Mokomoko surrendered in October 1865 and was tried in Auckland on 27 March 1866. The evidence against him was the testimony of three witnesses. Joseph Jeans (or Jennings) said Mokomoko had been in the procession that took Völkner to execution and that he had carried the rope. Wiremu Te Paki also said that Mokomoko was with the procession. Wēpiha Te Poono said Mokomoko commanded the armed party that took Völkner to be executed. However, witnesses differed in other details. According to one, Mokomoko was carrying the rope behind the armed men leading Völkner to the tree. Other evidence indicated that he was some distance away. No witness claimed that Mokomoko was one of those most involved in the killing. There was a conflict of evidence over who placed the rope around Völkner's neck; Jeans said it was Wī Hura while other witnesses named Pōkeno Te Awanui. Neither of these men was brought to trial.
According to Te Whakatōhea the rope had belonged to Mokomoko and was taken from him as he was catching his horse. He played no part in Völkner's death but found himself an accessory to the act through ownership of the rope. Subsequently the word taura (rope) entered the vocabulary of his people as a symbol of retributive justice. 'Take the rope from my throat' became the murmured prelude to a waiata, sung by Mokomoko, and later Te Whakatōhea and neighbouring tribes.
Serious consequences for Te Whakatōhea followed the killing of Völkner. The government mounted a punitive expedition in which people were killed defending their lands and homes. Dwellings and granaries were destroyed and shipping, Te Whakatōhea's means of commerce, was burnt at the moorings. In addition, the tribe's arable land, the basis of an effective economy, was confiscated. The years that followed were to be years of subservience to the new masters of the land, decline in tribal numbers and general penury.
Mokomoko had three wives. Two of his wives and six children survived him. After his death he became an effective symbol in the struggle of Te Whakatōhea to address the wrongs inflicted on the tribe. To perpetuate the circumstances of Mokomoko's story his descendants were given the following names: Pūriri, after the tree on which Völkner was hanged; Rīpeka, the cross, symbolising sacrifice; Mautini, a transliteration for Mount Eden gaol; and Tauati, to choke by hanging.
The song of Mokomoko ceased to be sung in the 1940s when government admitted that Te Whakatōhea had suffered more than they deserved and were compensated for excessive confiscation of land. While this was an important event for Te Whakatōhea the memory of Mokomoko's dying words remains. 'E mate hara kore ana ahau. Tēnā koutou Pākehā. Hei aha.' (I die an innocent man.

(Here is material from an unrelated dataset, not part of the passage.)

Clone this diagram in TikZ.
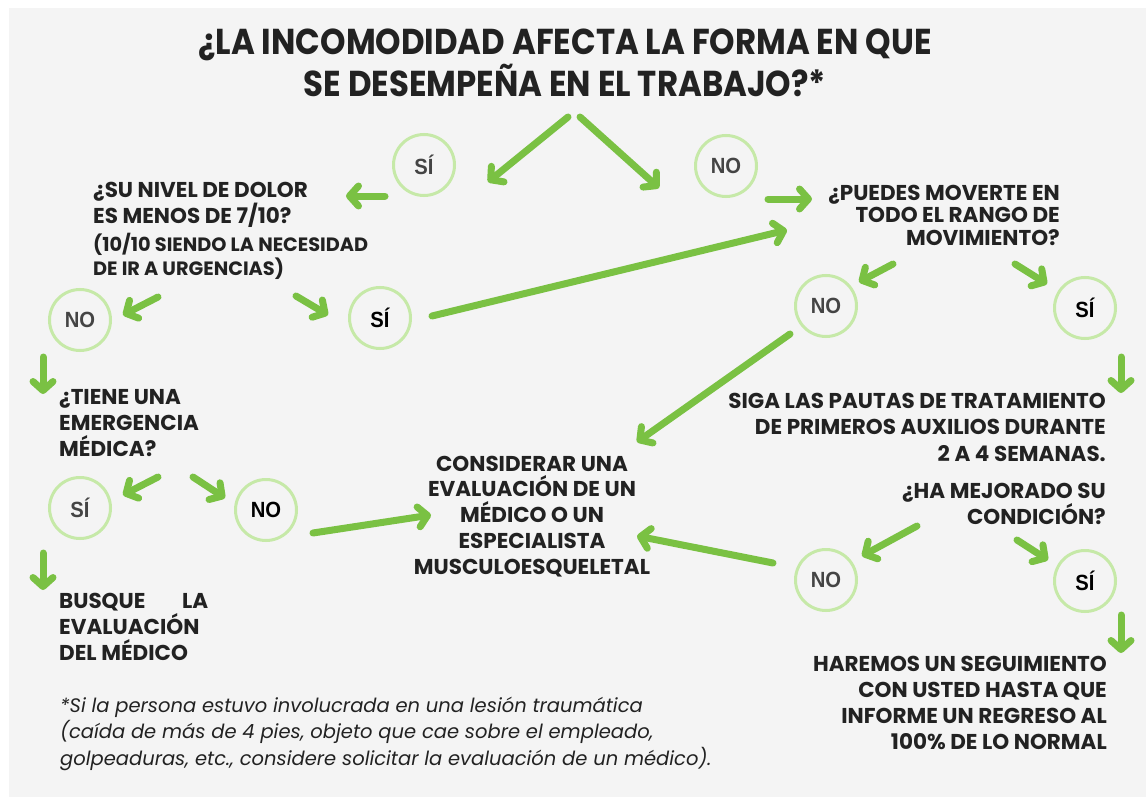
\documentclass[tikz,border=0pt]{standalone}
\usepackage{fontspec}
\setmainfont{Poppins}
\newfontfamily\titlefont[FakeStretch=0.9]{Poppins}
\newfontfamily\circfont[FakeStretch=0.92]{Liberation Sans}
\usetikzlibrary{arrows.meta}
\definecolor{fondo}{HTML}{F4F4F4}
\definecolor{verde}{HTML}{7AC143}
\definecolor{verdeclaro}{HTML}{C6E9A8}
\definecolor{tinta}{HTML}{222222}
\definecolor{gris}{HTML}{444444}
\tikzset{
  flecha/.style={draw=verde, line width=7pt, line cap=round,
    -{Straight Barb[length=9pt,width=20pt,round]}},
  circulo/.style={circle, draw=verdeclaro, line width=3pt, minimum size=61pt,
    inner sep=0pt, font=\circfont\bfseries\fontsize{22}{22}\selectfont, text=gris},
  oscuro/.style={text=black},
  pregunta/.style={font=\bfseries\fontsize{21.5}{26}\selectfont, text=tinta, inner sep=0pt},
}

\begin{document}
\begin{tikzpicture}[x=1pt,y=-1pt]
\useasboundingbox (0,0) rectangle (1146,797);
\fill[white] (0,0) rectangle (1146,797);
\fill[fondo] (9,8) rectangle (1146,797);

% titulo (base = ultima linea)
\node[pregunta, anchor=base, align=center, font=\titlefont\bfseries\fontsize{36}{42}\selectfont] (titulo) at (565,97)
  {¿LA INCOMODIDAD AFECTA LA FORMA EN QUE\\SE DESEMPEÑA EN EL TRABAJO?*};

% preguntas y respuestas
\node[pregunta, anchor=base west, align=left] (dolor) at (93,223) {¿SU NIVEL DE DOLOR\\ES MENOS DE 7/10?};
\node[pregunta, anchor=base west, align=left, font=\bfseries\fontsize{19.3}{24}\selectfont] (escala) at (93,275)
  {(10/10 SIENDO LA NECESIDAD\\DE IR A URGENCIAS)};
\node[pregunta, anchor=base east, align=right, font=\bfseries\fontsize{21.5}{22.5}\selectfont] (moverse) at (1060,245)
  {¿PUEDES MOVERTE EN\\TODO EL RANGO DE\\MOVIMIENTO?};
\node[pregunta, anchor=base west, align=left] (emergencia) at (59,456) {¿TIENE UNA\\EMERGENCIA\\MÉDICA?};
\node[pregunta, anchor=base west, align=left] (busque) at (59,660)
  {\makebox[149pt][s]{BUSQUE\hfill LA}\\EVALUACIÓN\\DEL MÉDICO};
\node[pregunta, anchor=base east, align=right, font=\bfseries\fontsize{21.5}{26.5}\selectfont] (pautas) at (1106,461)
  {SIGA LAS PAUTAS DE TRATAMIENTO\\DE PRIMEROS AUXILIOS DURANTE\\2 A 4 SEMANAS.};
\node[pregunta, anchor=base east, align=right] (mejorado) at (1106,524) {¿HA MEJORADO SU\\CONDICIÓN?};
\node[pregunta, anchor=base, align=center, font=\bfseries\fontsize{21.5}{25.7}\selectfont] (especialista) at (532,574)
  {CONSIDERAR UNA\\EVALUACIÓN DE UN\\MÉDICO O UN\\ESPECIALISTA\\MUSCULOESQUELETAL};
\node[pregunta, anchor=base east, align=right] (seguimiento) at (1107,749)
  {HAREMOS UN SEGUIMIENTO\\CON USTED HASTA QUE\\INFORME UN REGRESO AL\\100\% DE LO NORMAL};

% circulos
\node[circulo] (si1) at (424,165) {SÍ};
\node[circulo] (no1) at (726,166) {NO};
\node[circulo] (no2) at (80,320) {NO};
\node[circulo, oscuro] (si2) at (380,318) {SÍ};
\node[circulo] (no3) at (826,306) {NO};
\node[circulo, oscuro] (si3) at (1085,308) {SÍ};
\node[circulo] (si4) at (80,508) {SÍ};
\node[circulo, oscuro] (no4) at (266,510) {NO};
\node[circulo] (no5) at (826,580) {NO};
\node[circulo, oscuro] (si5) at (1085,581) {SÍ};

% extremos de las flechas
\coordinate (t1) at (568,117);  \coordinate (h1) at (488,182);
\coordinate (t2) at (580,117);  \coordinate (h2) at (659,188);
\coordinate (t3) at (385,196);  \coordinate (h3) at (346,196);
\coordinate (t4) at (768,199);  \coordinate (h4) at (812,199);
\coordinate (t5) at (432,316);  \coordinate (h5) at (787,230);
\coordinate (t6) at (158,297);  \coordinate (h6) at (123,315);
\coordinate (t7) at (296,296);  \coordinate (h7) at (328,315);
\coordinate (t8) at (893,264);  \coordinate (h8) at (859,282);
\coordinate (t9) at (1015,264); \coordinate (h9) at (1047,284);
\coordinate (t10) at (790,334); \coordinate (h10) at (637,442);
\coordinate (t11) at (1121,357); \coordinate (h11) at (1121,393);
\coordinate (t12) at (43,357);  \coordinate (h12) at (43,394);
\coordinate (t13) at (158,477); \coordinate (h13) at (123,495);
\coordinate (t14) at (193,477); \coordinate (h14) at (225,498);
\coordinate (t15) at (43,553);  \coordinate (h15) at (43,590);
\coordinate (t16) at (313,533); \coordinate (h16) at (431,515);
\coordinate (t17) at (773,563); \coordinate (h17) at (637,536);
\coordinate (t18) at (917,526); \coordinate (h18) at (862,556);
\coordinate (t19) at (1017,540); \coordinate (h19) at (1048,560);
\coordinate (t20) at (1121,615); \coordinate (h20) at (1121,653);

\foreach \i in {1,...,20}
  \draw[flecha] (t\i) -- (h\i);

% nota al pie
\node[anchor=base west, align=left, inner sep=0pt, text=tinta, font=\itshape\fontsize{19.5}{26.5}\selectfont] (nota) at (60,765)
  {*Si la persona estuvo involucrada en una lesión traumática\\(caída de más de 4 pies, objeto que cae sobre el empleado,\\golpeaduras, etc., considere solicitar la evaluación de un médico).};
\end{tikzpicture}
\end{document}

Farewell Pākehā. So be it.)
His words at the scaffold, and his song, are also remembered: 'Tangohia mai te taura i taku kakī kia waiata au i taku waiata.' (Take the rope from my neck that I may sing my song.):
Violent shaking will not rouse me from my sleep
They treat me like a common thief
It is true that I embrace eternal sleep
For that is the lot of a man condemned to die.

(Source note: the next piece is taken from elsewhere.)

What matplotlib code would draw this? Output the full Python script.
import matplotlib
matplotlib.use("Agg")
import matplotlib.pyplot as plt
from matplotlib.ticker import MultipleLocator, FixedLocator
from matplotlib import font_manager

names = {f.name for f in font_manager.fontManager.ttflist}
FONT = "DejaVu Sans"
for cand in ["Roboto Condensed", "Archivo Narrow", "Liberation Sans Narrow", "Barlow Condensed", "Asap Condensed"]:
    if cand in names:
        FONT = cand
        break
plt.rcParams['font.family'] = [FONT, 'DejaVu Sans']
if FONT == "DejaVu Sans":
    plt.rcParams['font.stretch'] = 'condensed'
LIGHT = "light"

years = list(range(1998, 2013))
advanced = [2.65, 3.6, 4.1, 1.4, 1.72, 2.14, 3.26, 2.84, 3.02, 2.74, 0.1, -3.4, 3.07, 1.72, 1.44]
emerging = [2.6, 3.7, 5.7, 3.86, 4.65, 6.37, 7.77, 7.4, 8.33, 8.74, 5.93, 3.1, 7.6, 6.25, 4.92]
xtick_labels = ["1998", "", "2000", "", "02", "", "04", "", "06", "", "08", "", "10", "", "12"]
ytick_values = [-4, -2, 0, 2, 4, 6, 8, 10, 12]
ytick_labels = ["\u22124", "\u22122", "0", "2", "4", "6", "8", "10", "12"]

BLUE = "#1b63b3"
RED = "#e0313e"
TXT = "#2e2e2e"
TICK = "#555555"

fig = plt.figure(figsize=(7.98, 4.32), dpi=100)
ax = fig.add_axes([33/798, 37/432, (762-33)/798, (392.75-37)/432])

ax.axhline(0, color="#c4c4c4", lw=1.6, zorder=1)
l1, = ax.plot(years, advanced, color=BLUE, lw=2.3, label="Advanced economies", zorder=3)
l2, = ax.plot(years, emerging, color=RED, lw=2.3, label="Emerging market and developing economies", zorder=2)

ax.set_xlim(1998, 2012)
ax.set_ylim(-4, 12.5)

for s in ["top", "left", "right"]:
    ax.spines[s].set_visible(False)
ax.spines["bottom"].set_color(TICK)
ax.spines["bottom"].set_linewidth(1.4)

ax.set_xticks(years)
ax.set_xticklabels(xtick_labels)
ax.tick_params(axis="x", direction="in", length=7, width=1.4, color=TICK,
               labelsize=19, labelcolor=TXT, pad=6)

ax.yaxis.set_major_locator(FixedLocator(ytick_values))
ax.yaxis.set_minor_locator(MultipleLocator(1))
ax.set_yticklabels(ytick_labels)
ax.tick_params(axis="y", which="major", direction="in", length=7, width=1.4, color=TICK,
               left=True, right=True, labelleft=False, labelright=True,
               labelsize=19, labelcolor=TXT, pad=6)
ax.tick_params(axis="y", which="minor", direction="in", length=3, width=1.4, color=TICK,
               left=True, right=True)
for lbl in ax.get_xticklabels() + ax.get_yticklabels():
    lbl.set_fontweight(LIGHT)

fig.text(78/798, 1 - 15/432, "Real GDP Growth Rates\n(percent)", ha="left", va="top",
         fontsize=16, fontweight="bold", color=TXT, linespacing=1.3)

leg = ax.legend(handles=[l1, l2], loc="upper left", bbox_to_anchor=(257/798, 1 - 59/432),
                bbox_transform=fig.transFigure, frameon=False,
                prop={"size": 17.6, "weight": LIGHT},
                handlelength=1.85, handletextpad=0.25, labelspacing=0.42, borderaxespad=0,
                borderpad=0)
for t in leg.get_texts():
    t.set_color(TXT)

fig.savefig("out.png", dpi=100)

Shielded from the harsh light
With narrow eyes I reflect on the retribution taken at Hamukete
Remember how I was taken on board ship (chained)

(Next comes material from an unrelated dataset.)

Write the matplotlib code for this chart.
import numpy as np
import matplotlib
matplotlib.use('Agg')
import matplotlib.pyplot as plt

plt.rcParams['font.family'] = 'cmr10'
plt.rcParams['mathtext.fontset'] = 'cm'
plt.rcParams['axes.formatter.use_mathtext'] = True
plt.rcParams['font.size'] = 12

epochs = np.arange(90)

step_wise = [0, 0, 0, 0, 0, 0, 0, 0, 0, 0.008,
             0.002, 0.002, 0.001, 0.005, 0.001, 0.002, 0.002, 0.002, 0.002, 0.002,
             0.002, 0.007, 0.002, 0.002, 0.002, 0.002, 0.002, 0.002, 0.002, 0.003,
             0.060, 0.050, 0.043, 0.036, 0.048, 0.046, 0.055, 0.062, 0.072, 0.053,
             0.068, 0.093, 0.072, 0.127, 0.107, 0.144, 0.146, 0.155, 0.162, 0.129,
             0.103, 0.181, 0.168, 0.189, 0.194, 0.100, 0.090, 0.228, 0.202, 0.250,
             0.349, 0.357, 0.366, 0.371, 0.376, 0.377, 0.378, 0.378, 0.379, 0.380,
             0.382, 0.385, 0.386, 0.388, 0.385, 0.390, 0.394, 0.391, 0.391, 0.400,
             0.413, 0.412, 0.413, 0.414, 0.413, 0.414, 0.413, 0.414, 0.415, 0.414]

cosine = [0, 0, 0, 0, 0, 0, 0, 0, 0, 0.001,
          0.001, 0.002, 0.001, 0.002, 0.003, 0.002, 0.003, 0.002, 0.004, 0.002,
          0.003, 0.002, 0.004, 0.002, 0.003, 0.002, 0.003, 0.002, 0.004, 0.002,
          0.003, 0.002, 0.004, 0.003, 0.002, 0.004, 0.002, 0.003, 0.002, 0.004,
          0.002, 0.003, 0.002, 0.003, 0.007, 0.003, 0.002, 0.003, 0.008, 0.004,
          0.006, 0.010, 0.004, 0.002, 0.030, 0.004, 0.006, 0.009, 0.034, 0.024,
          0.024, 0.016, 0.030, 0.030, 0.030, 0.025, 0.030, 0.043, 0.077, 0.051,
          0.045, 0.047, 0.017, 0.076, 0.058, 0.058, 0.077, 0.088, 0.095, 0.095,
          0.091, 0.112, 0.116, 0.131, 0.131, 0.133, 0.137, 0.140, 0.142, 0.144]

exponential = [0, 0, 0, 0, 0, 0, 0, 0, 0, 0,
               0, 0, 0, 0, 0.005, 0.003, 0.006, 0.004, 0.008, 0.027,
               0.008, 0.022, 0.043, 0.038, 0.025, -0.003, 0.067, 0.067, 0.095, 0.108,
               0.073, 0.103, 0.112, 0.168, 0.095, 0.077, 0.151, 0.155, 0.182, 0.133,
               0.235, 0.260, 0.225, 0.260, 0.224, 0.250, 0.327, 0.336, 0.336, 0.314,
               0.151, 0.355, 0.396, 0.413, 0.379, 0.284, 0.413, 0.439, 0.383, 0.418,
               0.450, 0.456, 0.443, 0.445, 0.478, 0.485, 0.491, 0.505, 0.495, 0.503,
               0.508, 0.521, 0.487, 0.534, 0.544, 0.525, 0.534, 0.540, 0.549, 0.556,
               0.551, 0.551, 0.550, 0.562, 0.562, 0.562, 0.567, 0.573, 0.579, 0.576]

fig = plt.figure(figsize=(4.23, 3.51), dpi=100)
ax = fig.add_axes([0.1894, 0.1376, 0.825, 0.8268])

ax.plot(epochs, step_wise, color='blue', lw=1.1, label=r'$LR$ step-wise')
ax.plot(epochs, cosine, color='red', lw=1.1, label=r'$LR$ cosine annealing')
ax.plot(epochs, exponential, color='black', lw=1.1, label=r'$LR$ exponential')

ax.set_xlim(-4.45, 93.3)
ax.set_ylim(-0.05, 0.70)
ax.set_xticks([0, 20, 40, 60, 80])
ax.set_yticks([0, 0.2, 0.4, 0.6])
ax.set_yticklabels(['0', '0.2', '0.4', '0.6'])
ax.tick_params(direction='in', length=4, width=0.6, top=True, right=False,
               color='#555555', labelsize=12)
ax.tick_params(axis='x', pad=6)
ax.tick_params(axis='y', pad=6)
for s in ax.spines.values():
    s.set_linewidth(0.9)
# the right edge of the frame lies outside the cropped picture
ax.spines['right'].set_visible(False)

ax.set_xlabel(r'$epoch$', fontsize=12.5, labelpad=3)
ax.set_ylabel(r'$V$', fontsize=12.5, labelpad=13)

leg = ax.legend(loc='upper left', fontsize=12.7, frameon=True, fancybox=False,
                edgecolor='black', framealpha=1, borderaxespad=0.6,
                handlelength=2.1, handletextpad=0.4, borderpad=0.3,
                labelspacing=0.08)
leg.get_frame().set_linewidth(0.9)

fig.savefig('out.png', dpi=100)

The memory of it burns me with shame.
Bring me justice from distant lands to break my shackles
Where the sun sets is a government in Europe
It is for them to say that I must hang
Then shut me in my coffin box.
In 1981 Te Whakatōhea pursued the matter of a government pardon for Mokomoko; Ngāti Awa also made a request for all those imprisoned in 1865. In 1987 Mokomoko's family requested permission to exhume his remains from Mount Eden gaol. This request was granted in 1988 and Mokomoko was eventually pardoned in 1992.